#### Objective
Leave out the pictures, and write out exactly the lines from the beginning of the material to the line holding "6.0, 4.7, 4.3, 4.1, 3.8, 3.4, 3.35, 3.0, 2.8, 2.7, 2.4];", that line included, and nothing else.

#### Given material
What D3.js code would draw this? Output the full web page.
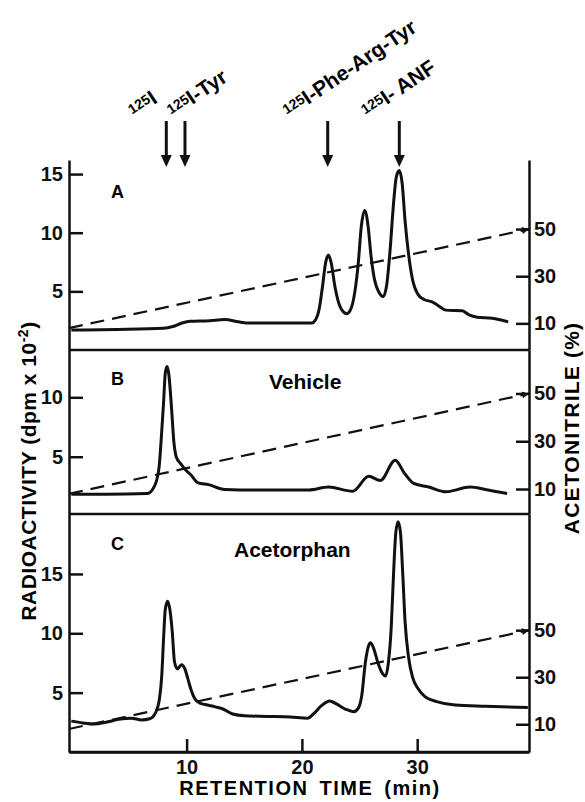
<!doctype html>
<html lang="en">
<head>
  <meta charset="utf-8">
  <title>Radioactivity profiles - HPLC</title>
  <script src="https://d3js.org/d3.v7.min.js"></script>
  <style>
    body { margin: 0; background: #fff; }
    svg { display: block; font-family: 'Liberation Sans', Arial, sans-serif; }
    .axis path, .axis line { stroke: #111; stroke-width: 2.5; }
    .axis text { font-size: 20px; font-weight: bold; fill: #111; }
  </style>
</head>
<body>
<svg id="chart" width="585" height="802"></svg>
<script>
// retention time (min) and radioactivity (dpm x 10^-2)
const timeA = [0, 4, 8.0, 8.8, 9.6, 10.3, 12, 13.3, 14.5, 15.5, 18, 20.85, 21.2, 21.5, 21.8, 22.05, 22.3, 22.55, 22.85, 23.2,
  23.6, 23.9, 24.25, 24.6, 24.9, 25.15, 25.45, 25.75, 26.0, 26.3, 26.7, 27.05, 27.35, 27.65, 27.95, 28.2, 28.45, 28.7, 28.95, 29.25,
  29.6, 30.1, 30.6, 31.3, 31.8, 32.5, 33.9, 34.5, 35.2, 36.5, 37.9];
const activityA = [1.7, 1.75, 1.85, 2.0, 2.3, 2.45, 2.5, 2.6, 2.4, 2.3, 2.3, 2.3, 2.6, 3.5, 5.5, 7.4, 8.1, 7.4, 5.5, 4.0,
  3.25, 3.1, 3.5, 5.0, 7.5, 10.5, 11.9, 10.5, 8.0, 6.0, 4.9, 4.55, 5.5, 8.5, 12.5, 14.8, 15.3, 14.2, 11.0, 8.2,
  6.0, 4.7, 4.3, 4.1, 3.8, 3.4, 3.35, 3.0, 2.8, 2.7, 2.4];

const timeB = [0, 3, 6.6, 7.2, 7.6, 7.8, 8.0, 8.15, 8.3, 8.45, 8.7, 8.9, 9.1, 9.5, 9.9, 10.35, 11.0, 11.9, 13.3, 16.4,
  20.6, 22.3, 24.4, 25.8, 26.8, 28.1, 28.9, 29.7, 31.0, 32.5, 34.6, 35.9, 37.8];
const activityB = [1.85, 1.85, 1.9, 2.5, 4.0, 6.5, 9.5, 12.0, 12.6, 12.0, 9.0, 6.2, 5.0, 4.4, 3.9, 3.5, 2.8, 2.65, 2.25, 2.2,
  2.2, 2.45, 2.1, 3.35, 3.0, 4.7, 3.6, 2.75, 2.45, 2.05, 2.45, 2.25, 1.9];

const timeC = [0, 1, 2, 3, 4.1, 5.2, 6.1, 6.8, 7.3, 7.65, 7.85, 8.0, 8.15, 8.35, 8.55, 8.75, 8.95, 9.2, 9.55, 9.85,
  10.1, 10.4, 10.7, 11.1, 11.6, 12.5, 13.2, 14.0, 15, 17, 19, 20.5, 21.0, 21.7, 22.4, 23.0, 23.8, 24.5, 24.9, 25.2,
  25.5, 25.8, 25.95, 26.2, 26.6, 27.0, 27.25, 27.5, 27.75, 27.95, 28.15, 28.35, 28.55, 28.75, 28.95, 29.25, 29.6, 30.1, 30.7, 31.7,
  33.3, 35.9, 39.6];
const activityC = [2.6, 2.45, 2.35, 2.5, 2.75, 2.85, 2.7, 2.8, 3.3, 4.5, 6.5, 9.5, 12.0, 12.7, 12.0, 10.2, 7.6, 7.0, 7.35, 7.0,
  6.2, 5.2, 4.5, 4.15, 4.0, 3.8, 3.6, 3.2, 3.05, 3.0, 2.95, 2.85, 3.2, 3.9, 4.3, 4.05, 3.6, 3.4, 3.7, 4.8,
  7.5, 9.0, 9.2, 8.8, 7.5, 6.6, 6.4, 7.5, 10.5, 15.0, 18.5, 19.4, 18.5, 15.0, 11.0, 8.0, 6.3, 5.3, 4.65, 4.25,
  3.95, 3.85, 3.75];

// acetonitrile gradient (%), same in every run
const gradientTime = [-0.2, 39.7];
const gradientPct = [8, 50];

// standards marked with arrows above panel A
const markerTimes = [8.24, 9.86, 22.24, 28.45];
const markerNames = ["I", "I-Tyr", "I-Phe-Arg-Tyr", "I- ANF"];

const panelNames = ["A", "B", "C"];
const panelTitles = ["", "Vehicle", "Acetorphan"];
const xTicks = [10, 20, 30];
const leftTicks = [[5, 10, 15], [5, 10], [5, 10, 15]];
const rightTicks = [10, 30, 50];

// layout
const left = 69, right = 529;
const panels = [
  { top: 160, bottom: 350, y: [0, 16.2], pct: [-1.3, 79.3], time: timeA, act: activityA, labelY: 198, titleY: 0, titleX: 0 },
  { top: 350, bottom: 514, y: [0.18, 13.98], pct: [-0.46, 68.2], time: timeB, act: activityB, labelY: 385, titleY: 389, titleX: 269 },
  { top: 514, bottom: 752, y: [0, 20.05], pct: [-1.8, 99.4], time: timeC, act: activityC, labelY: 550, titleY: 557, titleX: 234 }
];

const svg = d3.select("#chart");
const x = d3.scaleLinear().domain([-0.2, 39.7]).range([left, right]);

svg.append("defs").append("marker")
  .attr("id", "tip")
  .attr("viewBox", "0 0 10 10")
  .attr("refX", 10).attr("refY", 5)
  .attr("markerWidth", 9).attr("markerHeight", 7)
  .attr("markerUnits", "userSpaceOnUse")
  .attr("orient", "auto")
  .append("path").attr("d", "M0,0L10,5L0,10Z").attr("fill", "#111");

panels.forEach((p, i) => {
  const y = d3.scaleLinear().domain(p.y).range([p.bottom, p.top]);
  const yPct = d3.scaleLinear().domain(p.pct).range([p.bottom, p.top]);

  svg.append("g").attr("class", "axis")
    .attr("transform", `translate(${left},0)`)
    .call(d3.axisLeft(y).tickValues(leftTicks[i]).tickSize(-14).tickSizeOuter(0).tickPadding(6));

  svg.append("g").attr("class", "axis")
    .attr("transform", `translate(${right},0)`)
    .call(d3.axisRight(yPct).tickValues(rightTicks).tickSize(-13).tickSizeOuter(0).tickPadding(5));

  // frame line under each panel
  svg.append("line")
    .attr("x1", left).attr("x2", right)
    .attr("y1", p.bottom).attr("y2", p.bottom)
    .attr("stroke", "#111").attr("stroke-width", 2.5);

  // acetonitrile gradient
  const grad = gradientTime.map((t, k) => [t, gradientPct[k]]);
  svg.append("path")
    .attr("d", d3.line().x(d => x(d[0])).y(d => yPct(d[1]))(grad))
    .attr("fill", "none").attr("stroke", "#111")
    .attr("stroke-width", 2.2).attr("stroke-dasharray", "14,8")
    .attr("marker-end", "url(#tip)");

  // radioactivity trace
  const pts = p.time.map((t, k) => [t, p.act[k]]);
  svg.append("path")
    .attr("d", d3.line().x(d => x(d[0])).y(d => y(d[1])).curve(d3.curveMonotoneX)(pts))
    .attr("fill", "none").attr("stroke", "#111")
    .attr("stroke-width", 3).attr("stroke-linejoin", "round");

  svg.append("text")
    .attr("x", 111).attr("y", p.labelY)
    .attr("font-size", 18).attr("font-weight", "bold")
    .text(panelNames[i]);

  if (panelTitles[i]) {
    svg.append("text")
      .attr("x", p.titleX).attr("y", p.titleY)
      .attr("font-size", 21).attr("font-weight", "bold")
      .text(panelTitles[i]);
  }
});

// time axis
svg.append("g").attr("class", "axis")
  .attr("transform", "translate(0,752)")
  .call(d3.axisBottom(x).tickValues(xTicks).tickSize(-13).tickSizeOuter(0).tickPadding(8));

// arrows for the standards
const labelDx = [-32, -12, -39, -32];
markerTimes.forEach((t, i) => {
  const ax = x(t);
  svg.append("line")
    .attr("x1", ax).attr("x2", ax).attr("y1", 121).attr("y2", 157)
    .attr("stroke", "#111").attr("stroke-width", 3);
  svg.append("path")
    .attr("d", `M${ax - 5.5},155L${ax + 5.5},155L${ax},167Z`)
    .attr("fill", "#111");
  const lab = svg.append("text")
    .attr("transform", `translate(${ax + labelDx[i]},118) rotate(-34)`)
    .attr("font-weight", "bold");
  lab.append("tspan").attr("font-size", 14).attr("dy", -4).text("125");
  lab.append("tspan").attr("font-size", 21).attr("dy", 4).text(markerNames[i]);
});

// axis titles
const yTitle = svg.append("text")
  .attr("transform", "translate(36,471) rotate(-90)")
  .attr("text-anchor", "middle")
  .attr("font-size", 21).attr("font-weight", "bold")
  .attr("letter-spacing", 0.5);
yTitle.append("tspan").text("RADIOACTIVITY (dpm x 10");
yTitle.append("tspan").attr("font-size", 14).attr("dy", -8).text("-2");
yTitle.append("tspan").attr("dy", 8).text(")");

svg.append("text")
  .attr("transform", "translate(579,428) rotate(-90)")
  .attr("text-anchor", "middle")
  .attr("font-size", 21).attr("font-weight", "bold")
  .attr("letter-spacing", 1.2)
  .text("ACETONITRILE (%)");

svg.append("text")
  .attr("x", 310).attr("y", 795)
  .attr("text-anchor", "middle")
  .attr("font-size", 20).attr("font-weight", "bold")
  .attr("letter-spacing", 1.5).attr("word-spacing", 4)
  .text("RETENTION TIME (min)");
</script>
</body>
</html>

#### Full solution
What D3.js code would draw this? Output the full web page.
<!doctype html>
<html lang="en">
<head>
  <meta charset="utf-8">
  <title>Radioactivity profiles - HPLC</title>
  <script src="https://d3js.org/d3.v7.min.js"></script>
  <style>
    body { margin: 0; background: #fff; }
    svg { display: block; font-family: 'Liberation Sans', Arial, sans-serif; }
    .axis path, .axis line { stroke: #111; stroke-width: 2.5; }
    .axis text { font-size: 20px; font-weight: bold; fill: #111; }
  </style>
</head>
<body>
<svg id="chart" width="585" height="802"></svg>
<script>
// retention time (min) and radioactivity (dpm x 10^-2)
const timeA = [0, 4, 8.0, 8.8, 9.6, 10.3, 12, 13.3, 14.5, 15.5, 18, 20.85, 21.2, 21.5, 21.8, 22.05, 22.3, 22.55, 22.85, 23.2,
  23.6, 23.9, 24.25, 24.6, 24.9, 25.15, 25.45, 25.75, 26.0, 26.3, 26.7, 27.05, 27.35, 27.65, 27.95, 28.2, 28.45, 28.7, 28.95, 29.25,
  29.6, 30.1, 30.6, 31.3, 31.8, 32.5, 33.9, 34.5, 35.2, 36.5, 37.9];
const activityA = [1.7, 1.75, 1.85, 2.0, 2.3, 2.45, 2.5, 2.6, 2.4, 2.3, 2.3, 2.3, 2.6, 3.5, 5.5, 7.4, 8.1, 7.4, 5.5, 4.0,
  3.25, 3.1, 3.5, 5.0, 7.5, 10.5, 11.9, 10.5, 8.0, 6.0, 4.9, 4.55, 5.5, 8.5, 12.5, 14.8, 15.3, 14.2, 11.0, 8.2,
  6.0, 4.7, 4.3, 4.1, 3.8, 3.4, 3.35, 3.0, 2.8, 2.7, 2.4];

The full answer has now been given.